Not Just Crypto, But AI Also
It is important to remember that the United States and China are not only competing in the race to dominate cryptocurrencies. The two nations are also in a real-time run for global leadership in the development and usage of artificial Intelligence (AI). And although the two technologies are vastly different, when used together, they will be enormously influential.
As North Crypto pointed out, “In the coming years, we will see more and more projects that utilize the combination of blockchain and AI. At best, this could revolutionize finance, security, decentralized applications, and much more. In addition, the development of AI agents could introduce entirely new ways to use cryptocurrencies and various decentralized systems.”
Therefore, proactively considering the growing synergy between cryptocurrencies and AI, it is necessary to evaluate the state of the AI race, too, in terms of its impact on digital currency competition.
Brad Carson, a former congressman and former president of the University of Tulsa, now leads Americans for Responsible Innovation (ARI), an artificial intelligence-related nonprofit based in Washington, D.C.
Carson told The Diplomat, “The competition to develop advanced AI is asymmetrical, with the U.S. facing hurdles that China doesn’t and vice versa. The U.S. has traditionally benefited from advantages, including attracting global tech talent and investment capital as well as an entrepreneurial tradition embedded in American culture.”
“China,” Carson continued, “has the advantage of centralized infrastructure planning, direct government subsidies, permissive legal standards on data acquisition, and greater numbers of highly skilled engineers and researchers.
“Some of the hurdles the U.S. faces are there to protect people, like privacy standards and limited government surveillance.
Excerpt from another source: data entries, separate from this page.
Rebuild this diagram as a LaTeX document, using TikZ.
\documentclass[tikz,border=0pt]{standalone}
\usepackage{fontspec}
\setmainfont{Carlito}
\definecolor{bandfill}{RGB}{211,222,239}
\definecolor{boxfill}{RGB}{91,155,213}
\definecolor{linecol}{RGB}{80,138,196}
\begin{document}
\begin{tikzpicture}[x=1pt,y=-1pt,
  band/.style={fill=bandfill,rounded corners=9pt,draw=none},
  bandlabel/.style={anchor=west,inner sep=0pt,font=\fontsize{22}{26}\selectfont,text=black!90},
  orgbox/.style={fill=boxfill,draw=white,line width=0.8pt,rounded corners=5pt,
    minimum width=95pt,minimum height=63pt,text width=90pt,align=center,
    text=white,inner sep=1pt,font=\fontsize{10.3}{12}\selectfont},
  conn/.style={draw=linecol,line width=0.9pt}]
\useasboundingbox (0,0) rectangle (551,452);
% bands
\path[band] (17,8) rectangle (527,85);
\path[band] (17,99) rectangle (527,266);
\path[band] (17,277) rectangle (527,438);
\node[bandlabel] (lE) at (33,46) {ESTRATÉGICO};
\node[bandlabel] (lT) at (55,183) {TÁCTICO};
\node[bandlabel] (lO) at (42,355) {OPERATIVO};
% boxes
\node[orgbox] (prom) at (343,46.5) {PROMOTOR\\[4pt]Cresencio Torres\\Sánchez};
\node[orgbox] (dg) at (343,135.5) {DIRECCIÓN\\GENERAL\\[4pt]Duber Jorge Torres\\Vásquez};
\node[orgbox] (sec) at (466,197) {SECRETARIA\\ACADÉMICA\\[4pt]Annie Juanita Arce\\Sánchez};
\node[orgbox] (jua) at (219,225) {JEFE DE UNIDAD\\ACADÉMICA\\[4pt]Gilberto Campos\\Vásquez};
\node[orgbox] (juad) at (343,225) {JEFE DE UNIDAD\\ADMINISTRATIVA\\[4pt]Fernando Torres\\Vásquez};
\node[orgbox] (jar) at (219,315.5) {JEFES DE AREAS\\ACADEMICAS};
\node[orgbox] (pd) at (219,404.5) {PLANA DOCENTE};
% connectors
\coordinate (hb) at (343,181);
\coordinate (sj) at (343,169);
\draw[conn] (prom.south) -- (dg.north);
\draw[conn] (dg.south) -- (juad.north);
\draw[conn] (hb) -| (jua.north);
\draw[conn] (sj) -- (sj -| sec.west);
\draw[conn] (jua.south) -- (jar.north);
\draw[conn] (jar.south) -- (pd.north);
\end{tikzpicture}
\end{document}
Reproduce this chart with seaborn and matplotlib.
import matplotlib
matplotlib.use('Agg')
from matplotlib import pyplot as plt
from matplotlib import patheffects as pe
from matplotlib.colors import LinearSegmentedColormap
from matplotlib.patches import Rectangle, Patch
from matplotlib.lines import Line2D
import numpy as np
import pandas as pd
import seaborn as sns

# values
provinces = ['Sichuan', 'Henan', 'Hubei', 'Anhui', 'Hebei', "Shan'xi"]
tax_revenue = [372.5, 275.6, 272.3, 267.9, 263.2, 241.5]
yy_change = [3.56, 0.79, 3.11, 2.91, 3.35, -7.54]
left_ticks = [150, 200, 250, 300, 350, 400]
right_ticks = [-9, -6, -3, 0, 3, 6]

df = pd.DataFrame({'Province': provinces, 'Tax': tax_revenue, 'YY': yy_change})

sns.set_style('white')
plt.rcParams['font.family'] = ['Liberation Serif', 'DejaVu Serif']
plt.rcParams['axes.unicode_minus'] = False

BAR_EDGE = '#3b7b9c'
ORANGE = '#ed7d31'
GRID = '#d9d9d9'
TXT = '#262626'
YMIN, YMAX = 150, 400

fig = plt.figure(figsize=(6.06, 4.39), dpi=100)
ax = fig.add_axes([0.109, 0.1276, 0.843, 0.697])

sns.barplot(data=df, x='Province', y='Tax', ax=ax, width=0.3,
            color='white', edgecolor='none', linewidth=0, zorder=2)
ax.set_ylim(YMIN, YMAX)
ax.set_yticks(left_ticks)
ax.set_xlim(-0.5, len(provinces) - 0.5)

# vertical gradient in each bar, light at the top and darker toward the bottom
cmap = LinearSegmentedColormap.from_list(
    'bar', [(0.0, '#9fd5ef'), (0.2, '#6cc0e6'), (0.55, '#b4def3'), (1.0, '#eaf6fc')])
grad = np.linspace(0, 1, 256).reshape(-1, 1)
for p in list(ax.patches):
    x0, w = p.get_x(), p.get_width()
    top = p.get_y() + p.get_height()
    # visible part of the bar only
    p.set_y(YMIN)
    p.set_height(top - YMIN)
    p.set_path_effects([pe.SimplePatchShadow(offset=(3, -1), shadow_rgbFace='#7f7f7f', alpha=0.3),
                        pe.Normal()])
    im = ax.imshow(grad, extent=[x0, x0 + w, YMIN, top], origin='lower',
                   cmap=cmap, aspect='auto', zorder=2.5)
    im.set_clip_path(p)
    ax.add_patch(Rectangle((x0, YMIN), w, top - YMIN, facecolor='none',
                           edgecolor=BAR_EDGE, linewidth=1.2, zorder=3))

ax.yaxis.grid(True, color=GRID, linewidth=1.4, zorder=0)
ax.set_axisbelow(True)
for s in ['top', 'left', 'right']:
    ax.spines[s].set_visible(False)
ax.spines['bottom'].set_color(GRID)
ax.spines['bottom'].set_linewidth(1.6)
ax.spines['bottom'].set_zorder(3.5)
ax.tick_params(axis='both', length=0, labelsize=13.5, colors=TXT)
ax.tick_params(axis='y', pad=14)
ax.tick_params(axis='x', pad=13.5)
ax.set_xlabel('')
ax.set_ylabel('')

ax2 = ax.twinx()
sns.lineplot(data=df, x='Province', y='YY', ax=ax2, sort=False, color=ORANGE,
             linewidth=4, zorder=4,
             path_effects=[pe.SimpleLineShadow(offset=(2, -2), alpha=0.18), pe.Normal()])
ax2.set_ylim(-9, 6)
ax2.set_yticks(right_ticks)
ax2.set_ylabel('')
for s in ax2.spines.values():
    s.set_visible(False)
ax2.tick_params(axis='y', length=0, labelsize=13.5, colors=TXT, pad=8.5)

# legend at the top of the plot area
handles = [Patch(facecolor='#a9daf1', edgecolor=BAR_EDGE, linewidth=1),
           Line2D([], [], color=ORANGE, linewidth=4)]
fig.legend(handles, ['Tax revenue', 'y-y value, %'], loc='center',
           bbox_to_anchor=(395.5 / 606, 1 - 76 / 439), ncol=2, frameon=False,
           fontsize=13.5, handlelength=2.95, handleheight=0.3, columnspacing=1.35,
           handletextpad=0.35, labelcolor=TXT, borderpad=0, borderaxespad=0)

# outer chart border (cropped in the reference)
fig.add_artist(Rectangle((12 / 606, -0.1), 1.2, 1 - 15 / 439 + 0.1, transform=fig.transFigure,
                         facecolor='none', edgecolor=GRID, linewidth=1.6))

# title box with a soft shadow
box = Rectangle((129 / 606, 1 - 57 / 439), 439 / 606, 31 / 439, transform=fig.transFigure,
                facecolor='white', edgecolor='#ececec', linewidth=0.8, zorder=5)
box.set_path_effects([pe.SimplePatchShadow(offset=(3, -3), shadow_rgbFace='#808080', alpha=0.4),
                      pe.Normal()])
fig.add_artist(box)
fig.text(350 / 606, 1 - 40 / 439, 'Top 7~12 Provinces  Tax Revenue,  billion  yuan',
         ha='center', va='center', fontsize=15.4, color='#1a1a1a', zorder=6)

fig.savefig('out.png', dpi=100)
Others, like permitting challenges, need to be addressed by lawmakers as the U.S. looks to maintain its lead in AI.”
Pushback From China
Although the Chinese Foreign Ministry has not officially commented about the passage of the GENIUS Act, government proxies weighed in.
The South China Morning Post quoted Zhou Xiaochuan, former governor of the People’s Bank of China, as warning that “USD-backed stablecoins may facilitate U.S. dollarization” with potentially dire implications for China’s bid to shave away at global reliance on the U.S. currency. The World Economic Forum (WEF) reported that “Chinese state media called for yuan-backed digital currencies to be pursued ‘sooner rather than later’” after the GENIUS Act was signed into law.
Interestingly, China is not alone in its concern. The WEF also reported that Christine Lagarde, president of the European Central Bank, shared similar concerns, “emphasizing U.S. dollar-denominated stablecoins’ threat to monetary policy and European autonomy and pushing for the development of a digital euro.”
But other China-based analysts seemed less concerned about the GENIUS Act’s implications for China. A commentator from Beijing Taihe Institute wrote in a post: “While Washington continues to dress up its economic strategy as innovation-driven and market-oriented, the passage of the so-called GENIUS Act suggests the emergence of a desperation, leading to the reckless engineering of systemic financial instability under the guise of modernization.”
He went on to say that “the move has implications for geopolitical trends with consequences ultimately on economic stability in the United States and globally.” Saying that China’s leadership is likely “watching closely,” the fellow predicted that the GENIUS Act might be interpreted in Beijing “as both a desperate liquidity maneuver, and a dangerous sign of imperial overreach and financial rot.”
Next Steps
The United States is pushing ahead.
On July 30, the White House held an event, headed by Treasury Secretary Scott Bessent, introducing the recommendations made by the President’s Working Group on Digital Asset Markets to strengthen American leadership in digital financial technology
Bessent said, “The next step in strengthening the crypto ecosystem is shepherding must-pass market structure legislation through the Senate and delivering it to the president. Bipartisan legislation like the House’s CLARITY Act will capitalize on our recent victories by providing clear rules of the road for the entire industry.”
China may have other ideas.
“What concerns me most isn’t technical progress in China – it’s the value framework that underpins it,” said Volovich of AFTI³. “The development of the digital yuan, for instance, is not just a monetary innovation. It’s an extension of a surveillance-first model of governance that aligns with the state’s broader control apparatus.”
Volovich, who grew up in the Soviet Union, believes that China’s “unique” approach to human rights and intellectual property further complicates the regulatory climate.
“Under Xi Jinping’s consolidation of power, the boundary between commercial activity and state prerogative has blurred to a degree that should give pause to any nation considering deep alignment with Chinese infrastructure standards.”
He concluded with a recommendation for the U.S. government: “Infrastructure is policy. Whoever builds the rails effectively sets the rules. That means our priority must be to build digital systems that are secure, sovereign, and open by design.”